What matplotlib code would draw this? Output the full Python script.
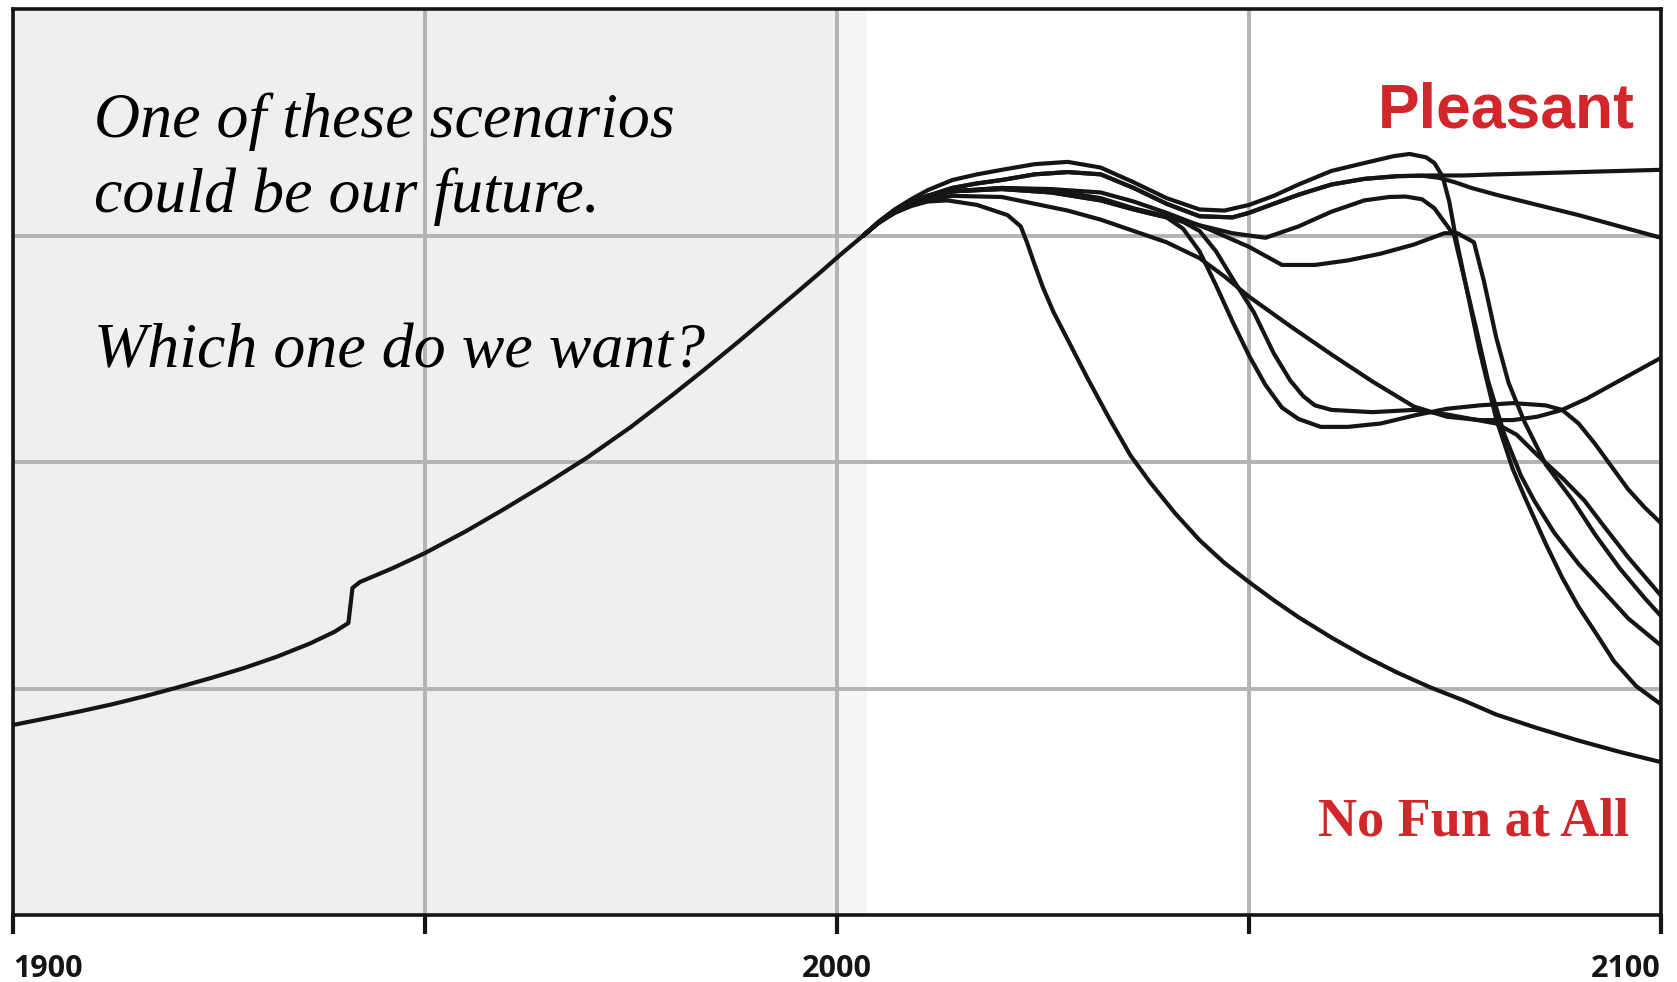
import matplotlib
matplotlib.use('agg')
import matplotlib.pyplot as plt

# history (1900 -> 2003)
hist_year = [1900, 1904, 1908, 1912, 1916, 1920, 1924, 1928, 1932, 1936, 1939, 1940.7, 1941.2,
             1942.1, 1946, 1950, 1955, 1959.5, 1964.5, 1969.7, 1975, 1980, 1983.8, 1988, 1991.9,
             1995, 1998, 2000.5, 2003.2]
hist_val = [0.839, 0.868, 0.898, 0.930, 0.966, 1.005, 1.046, 1.090, 1.140, 1.198, 1.250, 1.289, 1.444,
            1.47, 1.53, 1.598, 1.695, 1.79, 1.90, 2.02, 2.155, 2.295, 2.405, 2.53, 2.65,
            2.745, 2.838, 2.918, 3.0]

# scenarios (2003 -> 2100)
pleasant_year = [2003.2, 2005, 2007, 2009, 2011, 2014, 2017, 2020, 2024, 2028, 2032, 2036, 2040, 2044,
                 2048, 2050, 2053, 2056, 2060, 2064, 2068, 2072, 2076, 2080, 2085, 2090, 2095, 2100]
pleasant_val = [3.0, 3.055, 3.105, 3.145, 3.175, 3.21, 3.23, 3.245, 3.27, 3.28, 3.27, 3.21, 3.14, 3.085,
                3.08, 3.10, 3.14, 3.18, 3.225, 3.25, 3.262, 3.265, 3.265, 3.27, 3.275, 3.28, 3.285, 3.29]

slow_year = [2003.2, 2005, 2007, 2009, 2011, 2014, 2017, 2020, 2024, 2028, 2032, 2036, 2040, 2044,
             2048, 2050, 2053, 2056, 2060, 2064, 2068, 2071, 2073, 2075, 2077, 2080, 2085, 2090, 2095, 2100]
slow_val = [3.0, 3.055, 3.105, 3.145, 3.175, 3.21, 3.23, 3.245, 3.27, 3.28, 3.27, 3.21, 3.14, 3.085,
            3.08, 3.10, 3.14, 3.18, 3.225, 3.25, 3.262, 3.264, 3.255, 3.235, 3.21, 3.18, 3.135, 3.09, 3.04, 2.99]

hump1_year = [2003.2, 2005, 2007, 2009, 2011, 2014, 2017, 2020, 2024, 2028, 2032, 2036, 2040, 2044, 2047,
              2050, 2053, 2056, 2060, 2064, 2067.5, 2069.5, 2071.5, 2072.5, 2073.5, 2074.3, 2075,
              2076.5, 2078, 2080, 2082, 2083.4, 2086, 2088, 2090, 2092, 2094.3, 2097, 2100]
hump1_val = [3.0, 3.06, 3.115, 3.16, 3.20, 3.245, 3.27, 3.29, 3.315, 3.325, 3.30, 3.235, 3.165, 3.115, 3.11,
             3.135, 3.175, 3.225, 3.285, 3.32, 3.35, 3.36, 3.345, 3.32, 3.26, 3.15, 3.01,
             2.75, 2.49, 2.19, 1.97, 1.85, 1.64, 1.49, 1.36, 1.25, 1.12, 1.01, 0.93]

hump2_year = [2003.2, 2005, 2007, 2009, 2011, 2014, 2020, 2026, 2032, 2036, 2040, 2044, 2048, 2052, 2056,
              2060, 2064, 2067, 2069, 2071, 2072.5, 2073.5, 2074.9, 2076, 2077.5, 2079, 2081, 2083,
              2084.6, 2087, 2090, 2093, 2096, 2100]
hump2_val = [3.0, 3.055, 3.105, 3.145, 3.175, 3.195, 3.21, 3.20, 3.165, 3.12, 3.085, 3.045, 3.01, 2.99, 3.04,
             3.105, 3.155, 3.17, 3.172, 3.16, 3.12, 3.07, 3.0, 2.83, 2.6, 2.36, 2.12, 1.94,
             1.83, 1.69, 1.55, 1.43, 1.31, 1.19]

dip_year = [2003.2, 2005, 2007, 2009, 2011, 2014, 2020, 2026, 2032, 2036, 2040, 2045, 2050, 2054, 2058,
            2062, 2066, 2070, 2073.7, 2075.3, 2077.3, 2078.5, 2080, 2081.5, 2083.4, 2086, 2089.3,
            2092, 2095, 2098, 2100]
dip_val = [3.0, 3.055, 3.105, 3.145, 3.175, 3.195, 3.21, 3.205, 3.19, 3.15, 3.10, 3.03, 2.95, 2.87, 2.87,
           2.89, 2.92, 2.96, 3.01, 3.01, 2.97, 2.8, 2.55, 2.35, 2.18, 1.99, 1.83,
           1.68, 1.53, 1.40, 1.32]

plateau1_year = [2003.2, 2005, 2007, 2009, 2011, 2014, 2020, 2026, 2032, 2036, 2040, 2042, 2044, 2046,
                 2048, 2050.6, 2053, 2055, 2056.6, 2058, 2060, 2065, 2070, 2074, 2077, 2080,
                 2082.5, 2085, 2088, 2090.7, 2093, 2096, 2100]
plateau1_val = [3.0, 3.055, 3.105, 3.145, 3.175, 3.195, 3.205, 3.19, 3.155, 3.115, 3.08, 3.06, 3.02, 2.93,
                2.81, 2.66, 2.48, 2.36, 2.29, 2.25, 2.23, 2.22, 2.23, 2.21, 2.19, 2.17,
                2.12, 2.03, 1.93, 1.83, 1.72, 1.58, 1.41]

plateau2_year = [2003.2, 2005, 2007, 2009, 2011, 2014, 2020, 2026, 2032, 2036, 2040, 2042, 2044, 2046,
                 2048, 2050, 2052, 2054, 2056, 2058.7, 2062, 2066, 2070, 2074, 2078, 2082, 2086,
                 2088, 2090, 2092, 2094, 2096, 2098, 2100]
plateau2_val = [3.0, 3.055, 3.105, 3.145, 3.175, 3.195, 3.205, 3.19, 3.155, 3.115, 3.08, 3.03, 2.93, 2.78,
                2.62, 2.47, 2.34, 2.24, 2.19, 2.155, 2.155, 2.17, 2.205, 2.235, 2.25, 2.26, 2.25,
                2.23, 2.17, 2.08, 1.98, 1.88, 1.80, 1.73]

gradual_year = [2003.2, 2005, 2007, 2009, 2011, 2014, 2020, 2024, 2028, 2032, 2036, 2040, 2044, 2047, 2050,
                2055, 2060, 2065, 2070, 2074, 2078, 2082, 2085, 2088, 2091, 2094, 2097, 2100]
gradual_val = [3.0, 3.055, 3.10, 3.135, 3.16, 3.175, 3.17, 3.14, 3.11, 3.07, 3.02, 2.97, 2.90, 2.82, 2.73,
               2.60, 2.475, 2.355, 2.245, 2.2, 2.185, 2.185, 2.2, 2.23, 2.28, 2.34, 2.40, 2.46]

early_year = [2003.2, 2005, 2007, 2009, 2011, 2013.4, 2017, 2020.7, 2022.3, 2023.1, 2023.9, 2025, 2026.3,
              2028, 2030.4, 2033, 2035.6, 2038, 2041, 2044, 2047, 2050, 2053, 2056, 2060, 2064, 2068,
              2072, 2076, 2080, 2085, 2090, 2095, 2100]
early_val = [3.0, 3.055, 3.10, 3.13, 3.15, 3.155, 3.135, 3.09, 3.04, 2.965, 2.88, 2.77, 2.66,
             2.54, 2.37, 2.195, 2.03, 1.91, 1.775, 1.655, 1.555, 1.47, 1.39, 1.315, 1.225, 1.143, 1.07,
             1.005, 0.948, 0.885, 0.825, 0.77, 0.72, 0.675]

scenarios = [(pleasant_year, pleasant_val), (slow_year, slow_val), (hump1_year, hump1_val),
             (hump2_year, hump2_val), (dip_year, dip_val), (plateau1_year, plateau1_val),
             (plateau2_year, plateau2_val), (gradual_year, gradual_val), (early_year, early_val)]

tick_years = [1900, 1950, 2000, 2050, 2100]
tick_labels = ['1900', '', '2000', '', '2100']

RED = '#d2262a'
INK = '#151515'

fig = plt.figure(figsize=(16.77, 9.82), dpi=100)
ax = fig.add_axes([13/1677, 67/982, 1648/1677, 906/982])

# grey background for the past
ax.axvspan(1900, 2000, color='#efefef', lw=0, zorder=0)
ax.axvspan(2000, 2003.7, color='#f5f5f5', lw=0, zorder=0)

ax.plot(hist_year, hist_val, color=INK, lw=3.0, solid_joinstyle='round', zorder=3)
for yrs, vals in scenarios:
    ax.plot(yrs, vals, color=INK, lw=3.0, solid_joinstyle='round', solid_capstyle='round', zorder=3)

ax.set_xlim(1900, 2100)
ax.set_ylim(0, 4)
ax.set_xticks(tick_years)
ax.set_xticklabels(tick_labels)
ax.set_yticks([1, 2, 3])
ax.grid(True, color='#b3b3b3', lw=2.8)
ax.set_axisbelow(True)
ax.tick_params(axis='y', length=0, labelleft=False)
ax.tick_params(axis='x', direction='out', length=14, width=3, pad=14,
               labelsize=22, colors=INK)
for lab in ax.get_xticklabels():
    lab.set_family('Open Sans')
    lab.set_weight('bold')
labs = ax.get_xticklabels()
labs[0].set_ha('left')
labs[-1].set_ha('right')

for side in ['left', 'right', 'top', 'bottom']:
    ax.spines[side].set_linewidth(2.6)
    ax.spines[side].set_color(INK)
    ax.spines[side].set_zorder(4)

# annotations
serif_it = dict(family='Liberation Serif', style='italic', fontsize=46, color='black', va='baseline')
ax.text(1909.8, 3.435, 'One of these scenarios', **serif_it)
ax.text(1909.8, 3.104, 'could be our future.', **serif_it)
ax.text(1909.8, 2.42, 'Which one do we want?', **serif_it)

ax.text(2096.8, 3.475, 'Pleasant', family='Liberation Sans', weight='bold', fontsize=45,
        color=RED, ha='right', va='baseline')
ax.text(2096.1, 0.349, 'No Fun at All', family='Liberation Serif', weight='bold', fontsize=39,
        color=RED, ha='right', va='baseline')

fig.savefig('out.png', dpi=100)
--
JOB - From the first line above down to the line with "3.28, 3.285, 3.29]", reproduce every line and no others, omitting pictures.

THE SOLUTION -
What matplotlib code would draw this? Output the full Python script.
import matplotlib
matplotlib.use('agg')
import matplotlib.pyplot as plt

# history (1900 -> 2003)
hist_year = [1900, 1904, 1908, 1912, 1916, 1920, 1924, 1928, 1932, 1936, 1939, 1940.7, 1941.2,
             1942.1, 1946, 1950, 1955, 1959.5, 1964.5, 1969.7, 1975, 1980, 1983.8, 1988, 1991.9,
             1995, 1998, 2000.5, 2003.2]
hist_val = [0.839, 0.868, 0.898, 0.930, 0.966, 1.005, 1.046, 1.090, 1.140, 1.198, 1.250, 1.289, 1.444,
            1.47, 1.53, 1.598, 1.695, 1.79, 1.90, 2.02, 2.155, 2.295, 2.405, 2.53, 2.65,
            2.745, 2.838, 2.918, 3.0]

# scenarios (2003 -> 2100)
pleasant_year = [2003.2, 2005, 2007, 2009, 2011, 2014, 2017, 2020, 2024, 2028, 2032, 2036, 2040, 2044,
                 2048, 2050, 2053, 2056, 2060, 2064, 2068, 2072, 2076, 2080, 2085, 2090, 2095, 2100]
pleasant_val = [3.0, 3.055, 3.105, 3.145, 3.175, 3.21, 3.23, 3.245, 3.27, 3.28, 3.27, 3.21, 3.14, 3.085,
                3.08, 3.10, 3.14, 3.18, 3.225, 3.25, 3.262, 3.265, 3.265, 3.27, 3.275, 3.28, 3.285, 3.29]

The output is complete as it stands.